A Study of the Epistle to the Romans
Preservation: Kept Securely in Christ Jesus
The little word "is" is not in the Greek. Literally it reads "Therefore now no condemnation." There cannot be now, nor ever, any condemnation. That is the initial proposition he starts out with - "No condemnation." That is our new position.
He passes on quickly to give us the evidence that there is no condemnation. "The law of the spirit of life in Christ Jesus hath made me free from the law of sin and death."

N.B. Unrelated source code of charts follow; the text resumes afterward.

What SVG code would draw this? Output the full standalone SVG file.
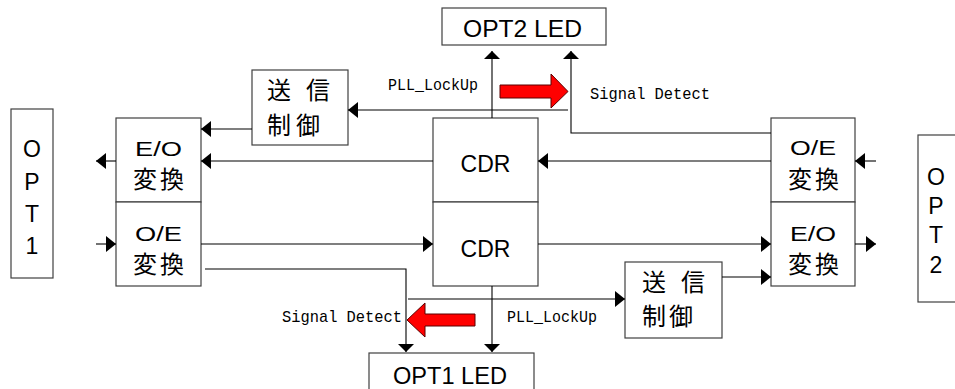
<svg xmlns="http://www.w3.org/2000/svg" width="955" height="389" viewBox="0 0 955 389">
<style>
.box{fill:#fff;stroke:#404040;stroke-width:1.2}
.ln{fill:none;stroke:#000;stroke-width:1.1}
.t{font-family:"Liberation Sans",Arial,sans-serif;font-size:23px;fill:#000}
.e{font-family:"Liberation Sans",Arial,sans-serif;font-size:21px;fill:#000}
.j{font-family:"Noto Sans CJK JP","Liberation Sans",sans-serif;font-size:24px;fill:#000}
.m{font-family:"Liberation Mono","DejaVu Sans Mono",monospace;font-size:17px;fill:#000}
.red{fill:#ff0000;stroke:#5a0000;stroke-width:1}
</style>
<defs>
<marker id="ah" viewBox="0 0 10 16" refX="10" refY="8" markerWidth="10" markerHeight="16" markerUnits="userSpaceOnUse" orient="auto"><path d="M0,0 L10,8 L0,16 z" fill="#000"/></marker>
<marker id="av" viewBox="0 0 8 16" refX="8" refY="8" markerWidth="8" markerHeight="16" markerUnits="userSpaceOnUse" orient="auto"><path d="M0,0 L8,8 L0,16 z" fill="#000"/></marker>
</defs>

<g id="opt1">
<rect class="box" x="11" y="109" width="42" height="169"/>
<text class="t" x="32" y="157" text-anchor="middle">O</text>
<text class="t" x="32" y="190" text-anchor="middle">P</text>
<text class="t" x="32" y="222" text-anchor="middle">T</text>
<text class="t" x="32" y="254" text-anchor="middle">1</text>
</g>

<g id="opt2">
<rect class="box" x="918" y="135" width="44" height="167"/>
<text class="t" x="936" y="185" text-anchor="middle" font-size="21">O</text>
<text class="t" x="936" y="214" text-anchor="middle" font-size="21">P</text>
<text class="t" x="936" y="243" text-anchor="middle" font-size="21">T</text>
<text class="t" x="936" y="273" text-anchor="middle" font-size="21">2</text>
</g>

<g id="opt2led">
<rect class="box" x="442" y="8" width="164" height="37"/>
<text class="t" x="463" y="37" textLength="119" lengthAdjust="spacingAndGlyphs">OPT2 LED</text>
</g>

<g id="opt1led">
<rect class="box" x="369" y="353" width="165" height="40"/>
<text class="t" x="393" y="384" textLength="114" lengthAdjust="spacingAndGlyphs">OPT1 LED</text>
</g>

<g id="eo-left">
<rect class="box" x="116" y="118" width="85" height="84"/>
<text class="e" x="135" y="156" textLength="47" lengthAdjust="spacingAndGlyphs">E/O</text>
<text class="j" x="133" y="188" textLength="51">変換</text>
</g>

<g id="oe-left">
<rect class="box" x="116" y="202" width="85" height="84"/>
<text class="e" x="135" y="241" textLength="47" lengthAdjust="spacingAndGlyphs">O/E</text>
<text class="j" x="133" y="273" textLength="51">変換</text>
</g>

<g id="cdr-top">
<rect class="box" x="433" y="118" width="105" height="84"/>
<text class="t" x="485.5" y="172" text-anchor="middle">CDR</text>
</g>

<g id="cdr-bottom">
<rect class="box" x="433" y="202" width="105" height="84"/>
<text class="t" x="485.5" y="257" text-anchor="middle">CDR</text>
</g>

<g id="oe-right">
<rect class="box" x="771" y="118" width="84" height="84"/>
<text class="e" x="790" y="155" textLength="46" lengthAdjust="spacingAndGlyphs">O/E</text>
<text class="j" x="788" y="188" textLength="51">変換</text>
</g>

<g id="eo-right">
<rect class="box" x="771" y="202" width="84" height="84"/>
<text class="e" x="790" y="241" textLength="46" lengthAdjust="spacingAndGlyphs">E/O</text>
<text class="j" x="788" y="273" textLength="51">変換</text>
</g>

<g id="tx-left">
<rect class="box" x="252" y="70" width="96" height="75"/>
<text class="j" x="267" y="99" textLength="63" font-size="25">送 信</text>
<text class="j" x="267" y="134" textLength="53" font-size="25">制御</text>
</g>

<g id="tx-right">
<rect class="box" x="625" y="262" width="97" height="76"/>
<text class="j" x="642" y="291" textLength="63" font-size="25">送 信</text>
<text class="j" x="642" y="325" textLength="51" font-size="25">制御</text>
</g>

<g id="connectors">
<line class="ln" x1="876" y1="161" x2="855" y2="161" marker-end="url(#ah)"/>
<line class="ln" x1="771" y1="161" x2="538" y2="161" marker-end="url(#ah)"/>
<line class="ln" x1="433" y1="161" x2="201" y2="161" marker-end="url(#ah)"/>
<line class="ln" x1="116" y1="161" x2="96" y2="161" marker-end="url(#ah)"/>
<line class="ln" x1="252" y1="129" x2="201" y2="129" marker-end="url(#ah)"/>
<line class="ln" x1="568" y1="110" x2="348" y2="110" marker-end="url(#ah)"/>
<line class="ln" x1="492" y1="118" x2="492" y2="51" marker-end="url(#av)"/>
<polyline class="ln" points="771,133 571,133 571,51" marker-end="url(#av)"/>
<line class="ln" x1="96" y1="244" x2="116" y2="244" marker-end="url(#ah)"/>
<line class="ln" x1="201" y1="244" x2="433" y2="244" marker-end="url(#ah)"/>
<line class="ln" x1="538" y1="244" x2="771" y2="244" marker-end="url(#ah)"/>
<line class="ln" x1="855" y1="244" x2="876" y2="244" marker-end="url(#ah)"/>
<line class="ln" x1="722" y1="277" x2="771" y2="277" marker-end="url(#ah)"/>
<line class="ln" x1="408" y1="299" x2="625" y2="299" marker-end="url(#ah)"/>
<line class="ln" x1="492" y1="286" x2="492" y2="352" marker-end="url(#av)"/>
<polyline class="ln" points="205,269 406,269 406,352" marker-end="url(#av)"/>
<text class="m" x="388" y="90" textLength="90" lengthAdjust="spacingAndGlyphs">PLL_LockUp</text>
<text class="m" x="590" y="99" textLength="120" lengthAdjust="spacingAndGlyphs">Signal Detect</text>
<text class="m" x="282" y="322" textLength="120" lengthAdjust="spacingAndGlyphs">Signal Detect</text>
<text class="m" x="507" y="322" textLength="90" lengthAdjust="spacingAndGlyphs">PLL_LockUp</text>
<path class="red" d="M500,85 L551,85 L551,74 L568,91.5 L551,108 L551,98 L500,98 z"/>
<path class="red" d="M475,314 L425,314 L425,303 L407,320 L425,337 L425,326 L475,326 z"/>
</g>
</svg>
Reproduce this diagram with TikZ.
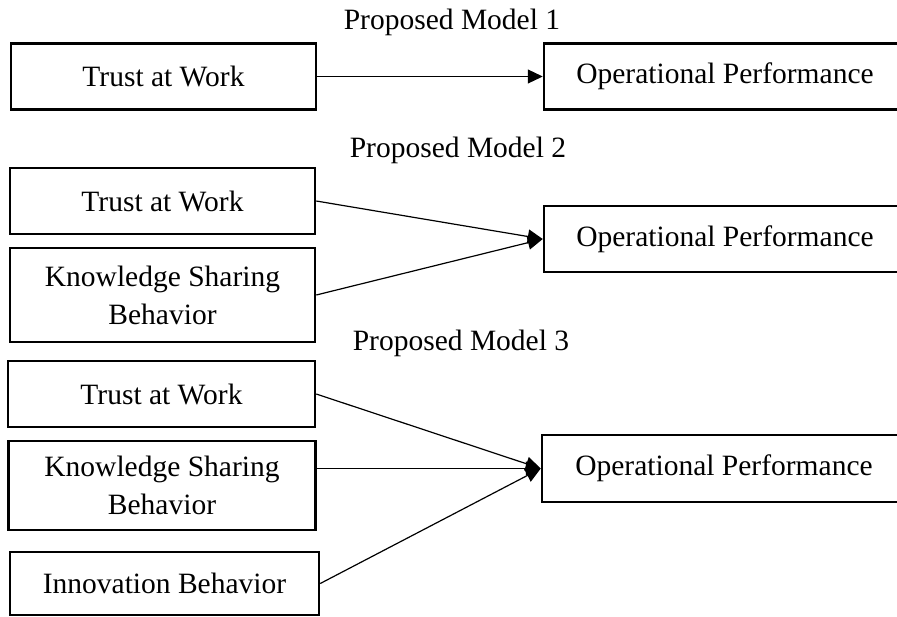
\documentclass[tikz,border=0pt]{standalone}
\usepackage{fontspec}
\setmainfont{Liberation Serif}
\usetikzlibrary{arrows.meta}

\begin{document}
\begin{tikzpicture}[x=1pt,y=-1pt]
\clip (0,0) rectangle (897,616);
\begin{scope}[every node/.style={draw,line width=2.5pt,align=center,inner sep=0pt,
              minimum width=305pt,minimum height=66pt,
              font=\fontsize{29.5}{38}\selectfont}]
    \node (trust1) at (163.5,76.5) {Trust at Work};
    \node[minimum width=362pt] (perf1) at (725,76.5) {Operational Performance};
    \node (trust2) at (162.5,201) {Trust at Work};
    \node[minimum height=94pt] (share2) at (162.5,295) {Knowledge Sharing\\Behavior};
    \node[minimum width=362pt] (perf2) at (725,239) {Operational Performance};
    \node[minimum width=307pt] (trust3) at (161.5,394) {Trust at Work};
    \node[minimum width=307pt,minimum height=89pt] (share3) at (162,485.5) {Knowledge Sharing\\Behavior};
    \node[minimum width=309pt,minimum height=63pt] (innov3) at (164.5,583.5) {Innovation Behavior};
    \node[minimum width=364pt,minimum height=67pt] (perf3) at (724,468.5) {Operational Performance};
\end{scope}

\begin{scope}[every node/.style={font=\fontsize{29.5}{38}\selectfont}]
    \node (model1) at (452,22) {Proposed Model 1};
    \node (model2) at (458,150) {Proposed Model 2};
    \node (model3) at (461,343) {Proposed Model 3};
\end{scope}

\begin{scope}[>={Triangle[length=15pt,width=14pt]},
              every edge/.style={draw=black, line width=1.2pt}]
    \path [->] (trust1) edge (perf1);
    \path [->] (trust2.east) edge (perf2.west);
    \path [->] (share2.east) edge (perf2.west);
    \path [->] (trust3.east) edge (perf3.west);
    \path [->] (share3.east |- perf3.west) edge (perf3.west);
    \path [->] (innov3.east) edge (perf3.west);
\end{scope}
\end{tikzpicture}
\end{document}
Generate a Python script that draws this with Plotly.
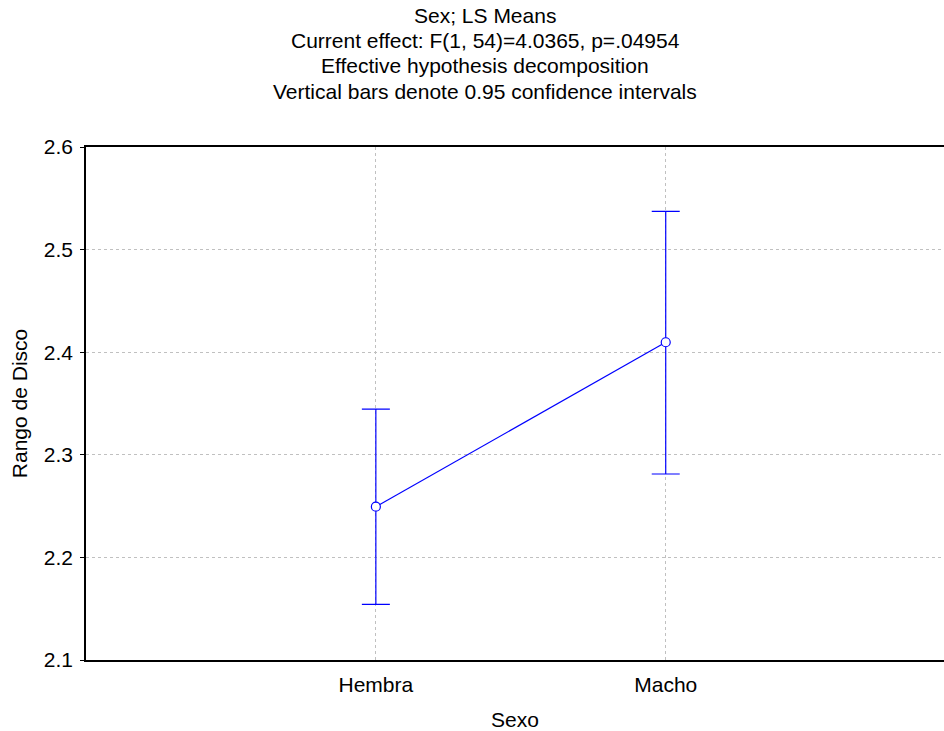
import plotly.graph_objects as go

categories = ["Hembra", "Macho"]
means = [2.2494, 2.4097]
upper = [2.3446, 2.5373]
lower = [2.1543, 2.2813]
y_ticks = [2.1, 2.2, 2.3, 2.4, 2.5, 2.6]
title_lines = [
    "Sex; LS Means",
    "Current effect: F(1, 54)=4.0365, p=.04954",
    "Effective hypothesis decomposition",
    "Vertical bars denote 0.95 confidence intervals",
]

FONT = "Liberation Sans, Arial, sans-serif"
BLUE = "#0000ff"

W, H = 944, 731
L, T, B = 86, 147, 71
PW, PH = W - L, H - T - B

xpos = list(range(len(categories)))
err_plus = [u - m for u, m in zip(upper, means)]
err_minus = [m - l for m, l in zip(means, lower)]

fig = go.Figure()
fig.add_trace(go.Scatter(
    x=xpos, y=means, mode="lines+markers",
    line=dict(color=BLUE, width=1.2),
    marker=dict(symbol="circle", size=9, color="white",
                line=dict(color=BLUE, width=1.2)),
    error_y=dict(type="data", symmetric=False, array=err_plus,
                 arrayminus=err_minus, color=BLUE, thickness=1.2, width=14),
    showlegend=False,
))

title_y = [15, 41, 66, 91]
for t, ya in zip(title_lines, title_y):
    fig.add_annotation(
        text=t, xref="paper", yref="paper",
        x=(485 - L) / PW, y=1 + (T - ya) / PH,
        xanchor="center", yanchor="middle", showarrow=False,
        font=dict(family=FONT, size=21, color="black"),
    )

fig.update_layout(
    width=W, height=H,
    margin=dict(l=L, r=0, t=T, b=B, pad=0),
    paper_bgcolor="white", plot_bgcolor="white",
    font=dict(family=FONT, size=21, color="black"),
    xaxis=dict(
        range=[-1, 1.96], tickmode="array", tickvals=xpos, ticktext=categories,
        showgrid=True, gridcolor="#c0c0c0", griddash="dot", gridwidth=1,
        showline=True, linecolor="black", linewidth=1.5, mirror=True,
        ticks="outside", ticklen=5, tickcolor="rgba(0,0,0,0)", zeroline=False,
        title=dict(text="Sexo", standoff=17, font=dict(size=21)),
        tickfont=dict(size=21),
    ),
    yaxis=dict(
        range=[2.1, 2.6], tickmode="array", tickvals=y_ticks,
        ticktext=[f"{v:.1f}" for v in y_ticks],
        showgrid=True, gridcolor="#c0c0c0", griddash="dot", gridwidth=1,
        showline=True, linecolor="black", linewidth=1.5, mirror=False,
        ticks="outside", ticklen=4, tickcolor="black", zeroline=False,
        ticklabelstandoff=3,
        title=dict(text="Rango de Disco", standoff=10, font=dict(size=21)),
        tickfont=dict(size=21),
    ),
)

fig.write_html("out.html", config={"displayModeBar": False},
               post_script="document.body.style.margin='0';")
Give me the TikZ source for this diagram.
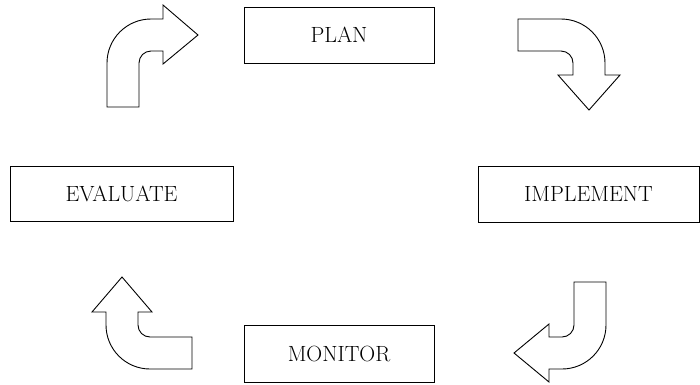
\documentclass[tikz,border=0pt]{standalone}
\begin{document}
\begin{tikzpicture}[x=1bp,y=-1bp,
  lbl/.style={draw=black, line width=0.9bp, inner sep=0pt, outer sep=0pt,
    font=\fontsize{22bp}{26bp}\selectfont},
  blockarrow/.style={draw=black, line width=0.9bp, line join=miter, fill=white}]
\useasboundingbox (0,0) rectangle (700,384);
% boxes
\node[lbl, minimum width=190bp, minimum height=56bp] (plan) at (339,35) {PLAN};
\node[lbl, minimum width=223bp, minimum height=55bp] (evaluate) at (121.5,193.5) {EVALUATE};
\node[lbl, minimum width=221bp, minimum height=56bp] (implement) at (588.5,194) {IMPLEMENT};
\node[lbl, minimum width=190bp, minimum height=57bp] (monitor) at (339,353.5) {MONITOR};
% top-left arrow (evaluate -> plan)
\draw[blockarrow] (107,107) -- (107,63) arc[start angle=180,end angle=270,radius=44]
  -- (163,19) -- (163,5) -- (198,35) -- (163,64) -- (163,51) -- (151,51)
  arc[start angle=270,end angle=180,radius=12] -- (139,107) -- cycle;
% top-right arrow (plan -> implement)
\draw[blockarrow] (518,19) -- (561,19) arc[start angle=270,end angle=360,radius=44]
  -- (605,75) -- (620,75) -- (589,110) -- (558,75) -- (573,75) -- (573,63)
  arc[start angle=0,end angle=-90,radius=12] -- (518,51) -- cycle;
% bottom-right arrow (implement -> monitor)
\draw[blockarrow] (574,282) -- (606,282) -- (606,325) arc[start angle=0,end angle=90,radius=44]
  -- (549,369) -- (549,382) -- (514,353) -- (549,324) -- (549,337) -- (562,337)
  arc[start angle=90,end angle=0,radius=12] -- cycle;
% bottom-left arrow (monitor -> evaluate)
\draw[blockarrow] (122,277) -- (152,312) -- (138,312) -- (138,325)
  arc[start angle=180,end angle=90,radius=12] -- (192,337) -- (192,369) -- (150,369)
  arc[start angle=90,end angle=180,radius=44] -- (106,312) -- (92,312) -- cycle;
\end{tikzpicture}
\end{document}
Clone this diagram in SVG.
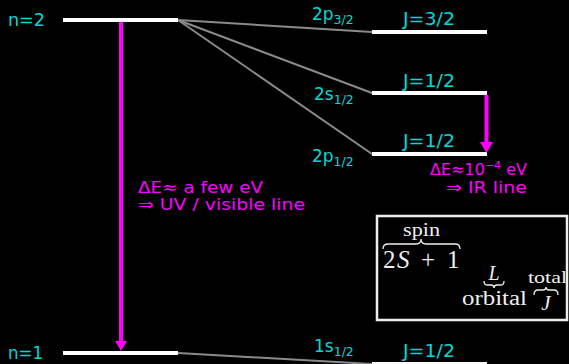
<svg xmlns="http://www.w3.org/2000/svg" width="569" height="364" viewBox="0 0 569 364">
<style>
.lvl{stroke:#ffffff;stroke-width:4;fill:none}
.conn{stroke:#8a8a8a;stroke-width:2;fill:none}
.lab{font-family:"DejaVu Sans",sans-serif;font-size:17px;fill:#00d8d8}
.mag{font-family:"DejaVu Sans",sans-serif;font-size:16px;fill:#ff00ff}
.arr{stroke:#ff00ff;stroke-width:4;fill:none}
.head{fill:#ff00ff}
.tex{font-family:"Liberation Serif","DejaVu Serif",serif;fill:#eeeeee}
.brace{stroke:#eeeeee;stroke-width:1.3;fill:none}
</style>
<rect width="569" height="364" fill="#000000"/>
<g id="connectors">
<line class="conn" x1="178" y1="20" x2="372" y2="32"/>
<line class="conn" x1="178" y1="20" x2="372" y2="93"/>
<line class="conn" x1="178" y1="20" x2="372" y2="154"/>
<line class="conn" x1="178" y1="353" x2="372" y2="364"/>
</g>
<g id="n2">
<line class="lvl" x1="63" y1="20" x2="178" y2="20"/>
<text class="lab" x="8" y="26" textLength="37" lengthAdjust="spacingAndGlyphs">n=2</text>
</g>
<g id="n1">
<line class="lvl" x1="63" y1="353" x2="178" y2="353"/>
<text class="lab" x="8" y="359" textLength="35" lengthAdjust="spacingAndGlyphs">n=1</text>
</g>
<g id="p32">
<line class="lvl" x1="372" y1="32" x2="487" y2="32"/>
<text class="lab" x="312" y="20">2p<tspan font-size="12.5" dy="4">3/2</tspan></text>
<text class="lab" x="403" y="25" textLength="52" lengthAdjust="spacingAndGlyphs">J=3/2</text>
</g>
<g id="s12">
<line class="lvl" x1="372" y1="93" x2="487" y2="93"/>
<text class="lab" x="314" y="100">2s<tspan font-size="12.5" dy="4">1/2</tspan></text>
<text class="lab" x="403" y="87" textLength="52" lengthAdjust="spacingAndGlyphs">J=1/2</text>
</g>
<g id="p12">
<line class="lvl" x1="372" y1="154" x2="487" y2="154"/>
<text class="lab" x="312" y="162">2p<tspan font-size="12.5" dy="4">1/2</tspan></text>
<text class="lab" x="403" y="147" textLength="52" lengthAdjust="spacingAndGlyphs">J=1/2</text>
</g>
<g id="s1">
<line class="lvl" x1="372" y1="364" x2="487" y2="364"/>
<text class="lab" x="314" y="352">1s<tspan font-size="12.5" dy="4">1/2</tspan></text>
<text class="lab" x="403" y="357" textLength="52" lengthAdjust="spacingAndGlyphs">J=1/2</text>
</g>
<g id="uv">
<line class="arr" x1="121" y1="22" x2="121" y2="342"/>
<polygon class="head" points="115,341 127,341 121,351"/>
<text class="mag" x="138" y="193" textLength="125" lengthAdjust="spacingAndGlyphs">ΔE≈ a few eV</text>
<text class="mag" x="138" y="210" textLength="167" lengthAdjust="spacingAndGlyphs">⇒ UV / visible line</text>
</g>
<g id="ir">
<line class="arr" x1="486.5" y1="95" x2="486.5" y2="144"/>
<polygon class="head" points="480,142 493,142 486.5,153"/>
<text class="mag" x="527" y="175" text-anchor="end">ΔE≈10<tspan font-size="11" dy="-6">−4</tspan><tspan dy="6"> eV</tspan></text>
<text class="mag" x="446" y="193" textLength="81" lengthAdjust="spacingAndGlyphs">⇒ IR line</text>
</g>
<g id="box">
<rect x="377" y="216" width="190" height="104" fill="none" stroke="#eeeeee" stroke-width="2.5"/>
<text class="tex" x="403" y="236" font-size="18" textLength="37" lengthAdjust="spacingAndGlyphs">spin</text>
<path class="brace" d="M383,249 Q383,244 388,244 L416,244 Q421,244 421,239 Q421,244 426,244 L455,244 Q460,244 460,249"/>
<text class="tex" font-size="25" y="268"><tspan x="383">2</tspan><tspan x="397" font-style="italic">S</tspan><tspan x="421">+</tspan><tspan x="447">1</tspan></text>
<text class="tex" x="494" y="280" font-size="20" font-style="italic" text-anchor="middle">L</text>
<path class="brace" d="M484,281 Q484,285 487,285 L491,285 Q494,285 494,288 Q494,285 497,285 L501,285 Q504,285 504,281"/>
<text class="tex" x="462" y="305" font-size="20" textLength="65" lengthAdjust="spacingAndGlyphs">orbital</text>
<text class="tex" x="528" y="283" font-size="17" textLength="39" lengthAdjust="spacingAndGlyphs">total</text>
<path class="brace" d="M534,295 Q534,290 538,290 L543,290 Q546,290 546,287 Q546,290 549,290 L554,290 Q558,290 558,295"/>
<text class="tex" x="546" y="310" font-size="21" font-style="italic" text-anchor="middle">J</text>
</g>
</svg>
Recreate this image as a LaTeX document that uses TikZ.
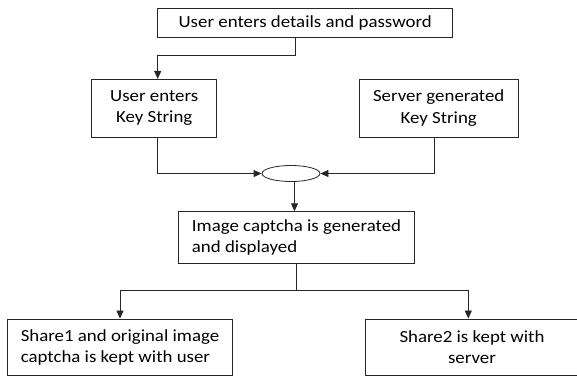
\documentclass[tikz,border=0pt]{standalone}
\usepackage{fontspec}
\setmainfont{Carlito}[FakeStretch=1.11]
\usepackage{tikz}
\usetikzlibrary{positioning}
\usetikzlibrary{arrows.meta}
\usetikzlibrary{shapes.geometric}
\tikzset{
    flow line/.style = {draw=black!85, line width=0.8pt},
    arrow line/.style = {flow line, -{Triangle[length=8pt,width=7pt]}},
    box/.style = {shape=rectangle, flow line, inner sep=2pt, align=center, font=\fontsize{17}{21.5}\selectfont},
    join node/.style = {shape=ellipse, flow line, minimum width=58pt, minimum height=16pt, inner sep=0pt}
}
\begin{document}
\begin{tikzpicture}[x=1pt, y=-1pt]
    \useasboundingbox (0,0) rectangle (577,378);
    \node(details)[box, minimum width=295pt, minimum height=29.4pt] at (305.2,23) {User enters details and password};
    \node(userkey)[box, minimum width=125pt, minimum height=57.7pt] at (154.2,108.2) {User enters\\Key String};
    \node(serverkey)[box, minimum width=158.7pt, minimum height=57.7pt] at (438.7,108.2) {Server generated\\Key String};
    \node(join)[join node] at (291,173.5) {};
    \node(captcha)[box, align=left, minimum width=236.4pt, minimum height=51.3pt] at (296.5,237.3) {Image captcha is generated\\and displayed};
    \node(share1)[box, align=left, minimum width=224.6pt, minimum height=56.7pt] at (120,347.3) {Share1 and original image\\captcha is kept with user};
    \node(share2)[box, minimum width=214pt, minimum height=56.7pt] at (472,347.3) {Share2 is kept with\\server};
    \coordinate(fork) at (296.5,290.7);
    \draw[arrow line] ([xshift=-10.2pt]details.south) -- ++(0,17.3) -| ([xshift=3.5pt]userkey.north);
    \draw[arrow line] ([xshift=3.5pt]userkey.south) |- (join.west);
    \draw[arrow line] ([xshift=-4.7pt]serverkey.south) |- (join.east);
    \draw[arrow line] ([xshift=3.5pt]join.south) -- ([xshift=-2pt]captcha.north);
    \draw[flow line] (captcha.south) -- (fork);
    \draw[arrow line] (fork) -| (share1.north);
    \draw[arrow line] (fork) -| ([xshift=-3.7pt]share2.north);
\end{tikzpicture}
\end{document}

There is a law, just like the law of gravitation that operates all the time, in the spiritual world. Paul says that the law of the spirit of life has freed him from the law of sin and death. He does not say that it freed from sin and death, but from the law of sin and death. That is important, because he is talking about actualities here. Can a believer sin? Can he die? Yes. If the Lord does not come we shall die. But the point is that sin and death can never hold the law as a fixed law (like the law of gravitation that operates all the time). Christ has broken the law of sin and death forever! He has rendered that law inoperative in its final sense. Your body may be separated from your spirit, but God says He will raise that body some day and it will again be joined with your spirit. So the law cannot any longer exercise full authority over you.
That is the evidence of our new position, the evidence that there is no condemnation.
Paul shows us the cause, the ground, of our position in verse 3. He is not talking about the law he mentioned in the second verse. The law in verse 3 is the law of Moses. "For what the law could not do." It could not justify us; it could not sanctify us. "It was weak through the flesh." Nothing was the matter with the law - it was holy and good - but our flesh was weak and therefore the law could not justify nor sanctify. So God sent his Son, but did Paul say in sinful flesh? No. The apostle is accurate. He said, "In the likeness of sinful flesh." There was never any sin in Him. "And for sin" is a technical phrase from the Old Testament. That little phrase means as a sin offering, so that we might actually read it: "God sending His Son as an offering for sin, condemned sin in the flesh." At the Cross He condemned it forever. "Therefore there is no condemnation to them that are in Christ Jesus."
There are some people who teach that Jesus Christ, by His life, condemned sin in the flesh, that He came in the flesh and yet lived without sin and therefore condemned it. But how does that help us? They have ignored that little phrase, "As an offering for sin."
Is the result license? To live as you please? Not by any means, but rather, "that the righteousness of the law might be fulfilled in us." It does not say that we might fulfill the law, but that it might be fulfilled in us. We are passive; God is the actor. The only thing we need to do is "walk not after the flesh but after the spirit"; and while we are doing that, God fulfills the law in us. There are people (and I have been guilty of it myself) who say that when we are Christians, God gives us the power to overcome sin. He does not. God does not give the Christian power to overcome sin. If He did, you would surely be self-righteous, proud, and self-sufficient. God comes into you and overcomes sin as you yield to Him. The moment you do not yield to Him, you are in the much and the mire. Why does He do that? He does that to make us cling to Him in trust - second by second, moment by moment, hour by hour. This is so that our praise and boasting will not be about ourselves, but about the Lord (1 Corinthians 1:29-31).